L’ouvrage propose vraiment une immersion total dans ce monde si proche et si lointain à la fois. Cela fait froid dans le dos, l’auteure s’y entend pour décrire les choses de manière réaliste sans pour autant tomber dans la surenchère. C’est cela qui rend la lecture encore plus émouvante, on est dans le quotidien de ces négriers des temps modernes, on les côtoie au plus prêt et l’on comprend à qu'ils obéissent à des pulsions individualistes et immorales au détriment du respect de l’être humain. Il y a donc beaucoup de malheur en ces pages à commencer par les migrants que l’on traite comme des esclaves et à qui l’on promet monts et merveilles tout en sachant qu’une majorité nourrira les poissons à cause des embarcations de plus en plus fragiles sur lesquelles on les fait embarquer pour un prix toujours en inflation. Moins courant mais tout aussi passionnant, le personnage de Seyoum bien que terrible, donne à voir des réalités connexes, des données qui complètent un tableau déjà bien sombre.

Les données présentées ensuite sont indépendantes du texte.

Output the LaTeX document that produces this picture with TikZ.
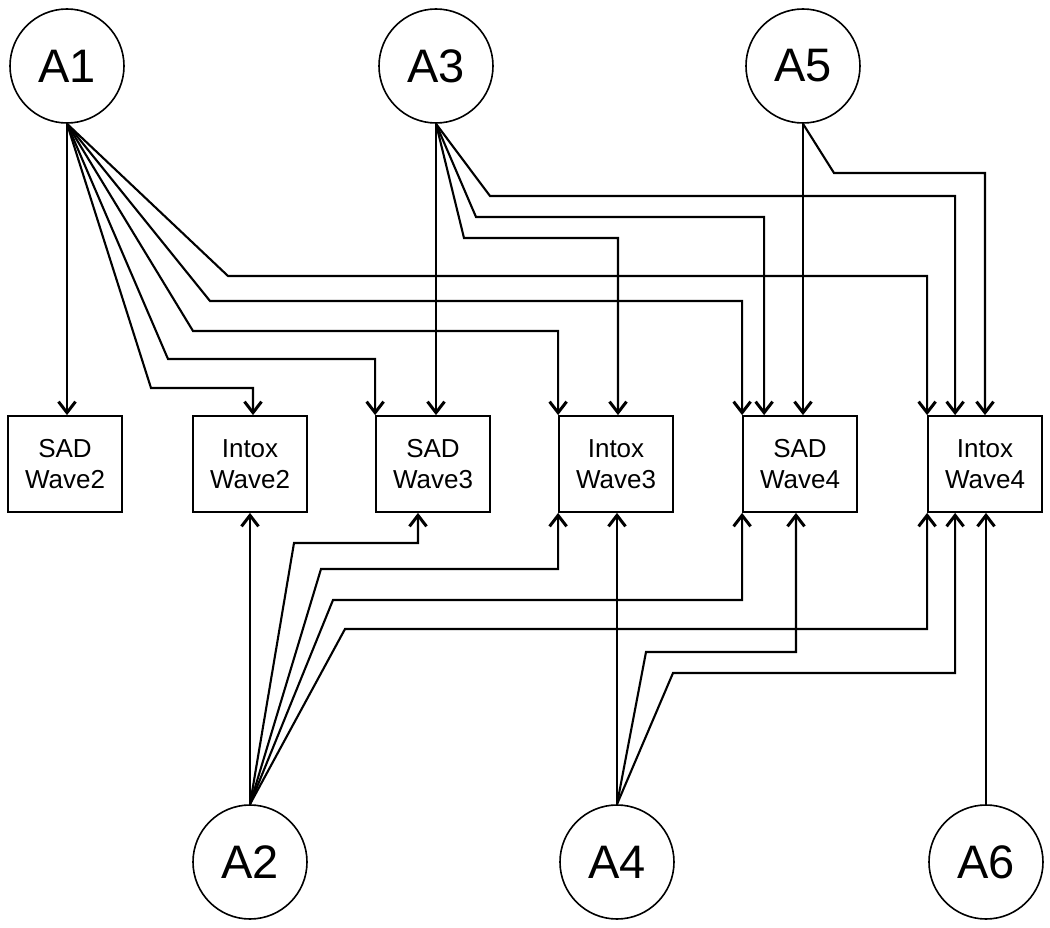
\documentclass[tikz,border=0pt]{standalone}
\usepackage{fontspec}
\setmainfont{Liberation Sans}
\usetikzlibrary{arrows.meta}
\tikzset{
  agent/.style={draw,circle,line width=1.6pt,minimum size=114pt,inner sep=0pt,
    font=\fontsize{47}{52}\selectfont},
  wave/.style={draw,rectangle,line width=1.8pt,minimum width=114pt,minimum height=96pt,
    inner sep=0pt,align=center,font=\fontsize{26}{31}\selectfont},
  arr/.style={line width=2.1pt,-{Straight Barb[length=11pt,width=17pt,line width=3pt]}}
}
\begin{document}
\begin{tikzpicture}[x=1pt,y=-1pt]
	\useasboundingbox (0,0) rectangle (1050,928);
	% top and bottom circles
	\node[agent] (A1) at (67,66) {A1};
	\node[agent] (A3) at (436,66) {A3};
	\node[agent] (A5) at (803,66) {A5};
	\node[agent] (A2) at (250,862) {A2};
	\node[agent] (A4) at (617,862) {A4};
	\node[agent] (A6) at (986,862) {A6};
	% the wave boxes
	\foreach \n/\x/\a/\b in {SW2/65/SAD/Wave2,IW2/250/Intox/Wave2,SW3/433/SAD/Wave3,
		IW3/616/Intox/Wave3,SW4/800/SAD/Wave4,IW4/985/Intox/Wave4}
	\node[wave] (\n) at (\x,464) {\a\\\b};
	% from A1
	\draw[arr] (A1.south) -- (A1.south |- SW2.north);
	\draw[arr] (A1.south) -- (151,388) -| ([xshift=3pt]IW2.north);
	\draw[arr] (A1.south) -- (168,359) -| (SW3.north west);
	\draw[arr] (A1.south) -- (193,331) -| (IW3.north west);
	\draw[arr] (A1.south) -- (210,301) -| (SW4.north west);
	\draw[arr] (A1.south) -- (228,276) -| (IW4.north west);
	% from A3
	\draw[arr] (A3.south) -- (A3.south |- SW3.north);
	\draw[arr] (A3.south) -- (464,238) -| ([xshift=2pt]IW3.north);
	\draw[arr] (A3.south) -- (476,217) -| ([xshift=22pt]SW4.north west);
	\draw[arr] (A3.south) -- (490,196) -| ([xshift=28pt]IW4.north west);
	% from A5
	\draw[arr] (A5.south) -- (A5.south |- SW4.north);
	\draw[arr] (A5.south) -- (834,173) -| (IW4.north);
	% from A2
	\draw[arr] (A2.north) -- (A2.north |- IW2.south);
	\draw[arr] (A2.north) -- (294,543) -| ([xshift=-15pt]SW3.south);
	\draw[arr] (A2.north) -- (321,569) -| (IW3.south west);
	\draw[arr] (A2.north) -- (333,600) -| (SW4.south west);
	\draw[arr] (A2.north) -- (345,629) -| (IW4.south west);
	% from A4
	\draw[arr] (A4.north) -- (A4.north |- IW3.south);
	\draw[arr] (A4.north) -- (646,652) -| ([xshift=-4pt]SW4.south);
	\draw[arr] (A4.north) -- (673,673) -| ([xshift=28pt]IW4.south west);
	% from A6
	\draw[arr] (A6.north) -- (A6.north |- IW4.south);
\end{tikzpicture}
\end{document}
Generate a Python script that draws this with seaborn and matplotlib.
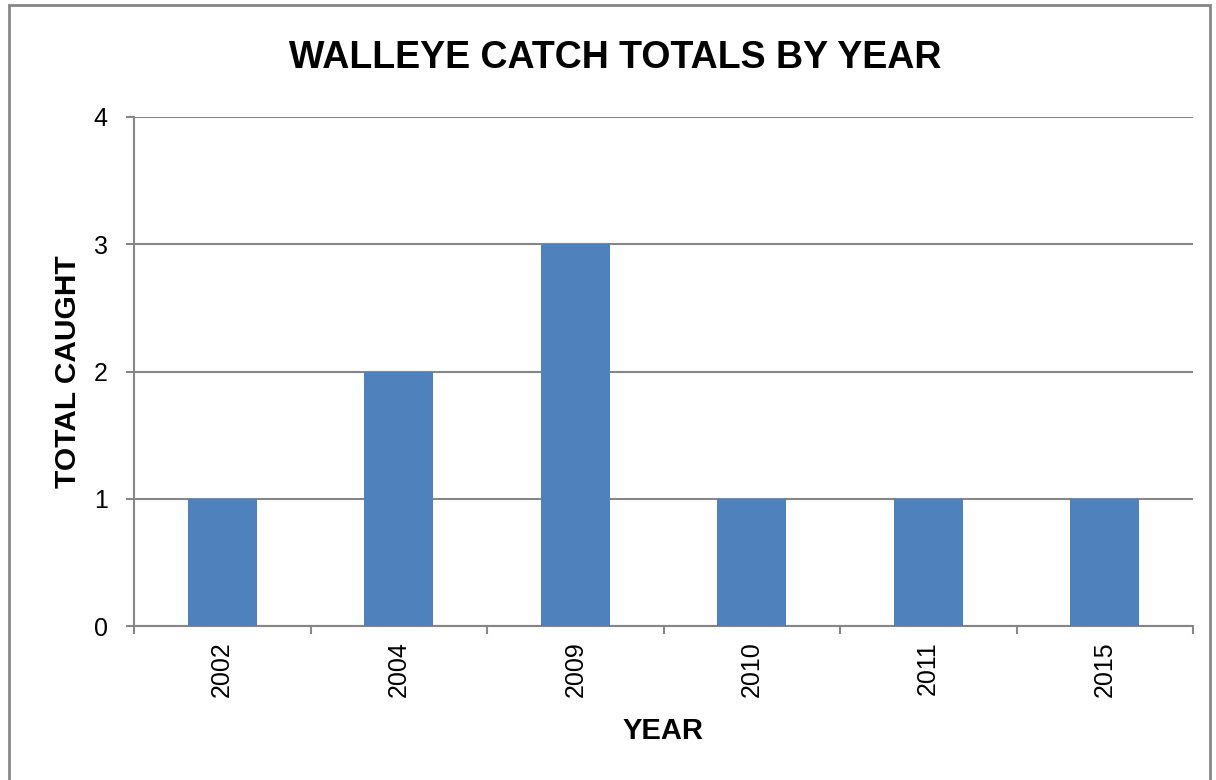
import matplotlib
matplotlib.use('Agg')
import matplotlib.pyplot as plt
import seaborn as sns
import pandas as pd
from matplotlib.patches import Rectangle

years = ['2002', '2004', '2009', '2010', '2011', '2015']
caught = [1, 2, 3, 1, 1, 1]

df = pd.DataFrame({'year': years, 'caught': caught})

sns.set_style('white')
plt.rcParams['font.family'] = ['Liberation Sans', 'DejaVu Sans']
plt.rcParams['text.color'] = 'black'
plt.rcParams['axes.labelcolor'] = 'black'
plt.rcParams['xtick.color'] = 'black'
plt.rcParams['ytick.color'] = 'black'

W, H = 1216, 780
fig = plt.figure(figsize=(W / 100, H / 100), dpi=100)
ax = fig.add_axes([134 / W, 1 - 626 / H, (1193 - 134) / W, (626 - 117) / H])

sns.barplot(data=df, x='year', y='caught', color='#4F81BD', saturation=1,
            width=0.39, linewidth=0, ax=ax, zorder=3)

grid_col = '#868686'
ax.set_xlim(-0.5, len(years) - 0.5)
ax.set_ylim(0, 4)
ax.set_yticks([0, 1, 2, 3, 4])
ax.yaxis.grid(True, color=grid_col, linewidth=1.5, zorder=0)
ax.set_axisbelow(True)

for s in ['top', 'right']:
    ax.spines[s].set_visible(False)
for s in ['left', 'bottom']:
    ax.spines[s].set_color(grid_col)
    ax.spines[s].set_linewidth(1.5)

# ticks at category boundaries on x
ax.set_xticks([i - 0.5 for i in range(len(years) + 1)], minor=True)
ax.tick_params(axis='x', which='minor', bottom=True, length=6, width=1.5,
               color=grid_col, direction='out')
ax.tick_params(axis='x', which='major', bottom=True, length=0, pad=11,
               labelsize=18, rotation=90)
ax.tick_params(axis='y', left=True, length=6, width=1.5, color=grid_col,
               direction='out', pad=13, labelsize=18)

ax.set_xlabel('YEAR', fontsize=21, fontweight='bold', labelpad=14)
ax.set_ylabel('TOTAL CAUGHT', fontsize=21.5, fontweight='bold', labelpad=8)

fig.text(615 / W, 1 - 58 / H, 'WALLEYE CATCH TOTALS BY YEAR', ha='center', va='center',
         fontsize=27, fontweight='bold')

fig.patches.append(Rectangle((9 / W, -0.05), (1210 - 9) / W, 1.05 - 5 / H,
                             transform=fig.transFigure, fill=False,
                             edgecolor=grid_col, linewidth=2, clip_on=False))

fig.savefig('out.png', dpi=100, facecolor='white')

Les courts chapitres et la langue profonde et accessible à la fois proposent une lecture aisée et captivante. Plus on avance, plus l’estomac se noue mais la réflexion est belle et cet écrit me semble tout à fait essentiel pour pouvoir appréhender au mieux un des plus grands scandales de notre siècle, la transformation de la Méditerranée en cimetière. C’est beau, mélancolique, sans espoir, assez unique en son genre. À lire absolument.